The tragic event 9/11 to me is like a nightmare and one of the greatest shocks I have ever experienced for a long time. But I guess it was an act of God. In the Muslim countries, more than 90% of the population practice Islamic religion, but in the Western Christian countries, there are less than 10% of the population practice our religion. Less than 10% of the population worship God. Most of the people only worship in money, power, sex, or devil, you name it.

We damage the environment without a second thought, we kill the animals for their fur or skin, burn or cut the forests, pollute rivers and water resources. Very soon there will not be enough forests left for the oxygen which our lives depend on. Do you think the Lord is happy about this? Of course not. Why should we damage the world He created for us? How dare we?

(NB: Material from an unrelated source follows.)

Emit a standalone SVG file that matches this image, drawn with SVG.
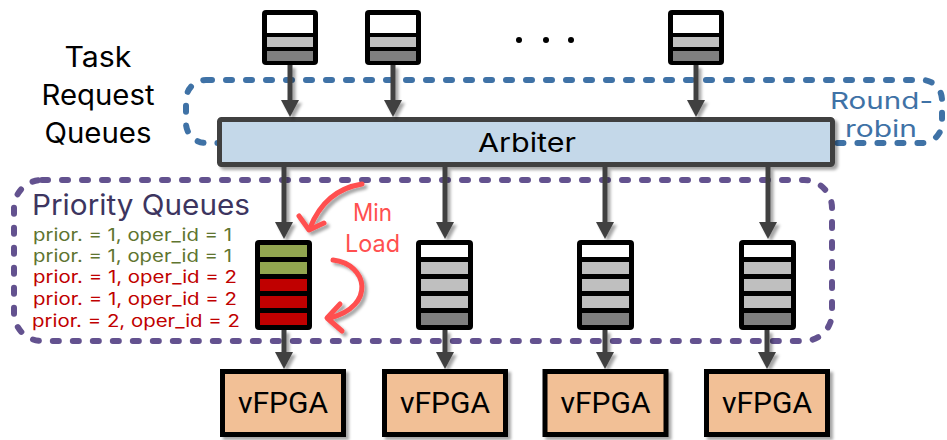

In the Bible, God has punished his own people by using their worst enemies. The 9-11 incident is a warning from the God that we have to get rid of the devil from controlling our society. Ever thought about 9-1-1 as being a bit strange? Isn't 911 a phone number you dial to alarm the police?

Don't get me wrong. It is not the God who killed those 7,000 people in the world trade towers! Of course not. I believe it is because we have been living in the shadows of the devil for so long and we refused to worship the Lord and let the devil to have control of our lives. It is the devil who took the lives of those 7,000 innocent people and the best brains of American finance.

Did you see the picture on the newspaper that while everything in the World Trade tower were crushed, the only thing that stand vertically is a huge cross of metal frame formed by the force of millions of tons of concrete and stuff. This metal cross is the only thing standing on the ground zero in the world trade towers. Do you think this is coincidence? Think again. Now it may be the God's warning that we should rethink all we have done in this world and if we are going to follow the Lord or the devil before it is too late!

This is the beginning of the Judgment Day if we still don't wake up and start following the Lord.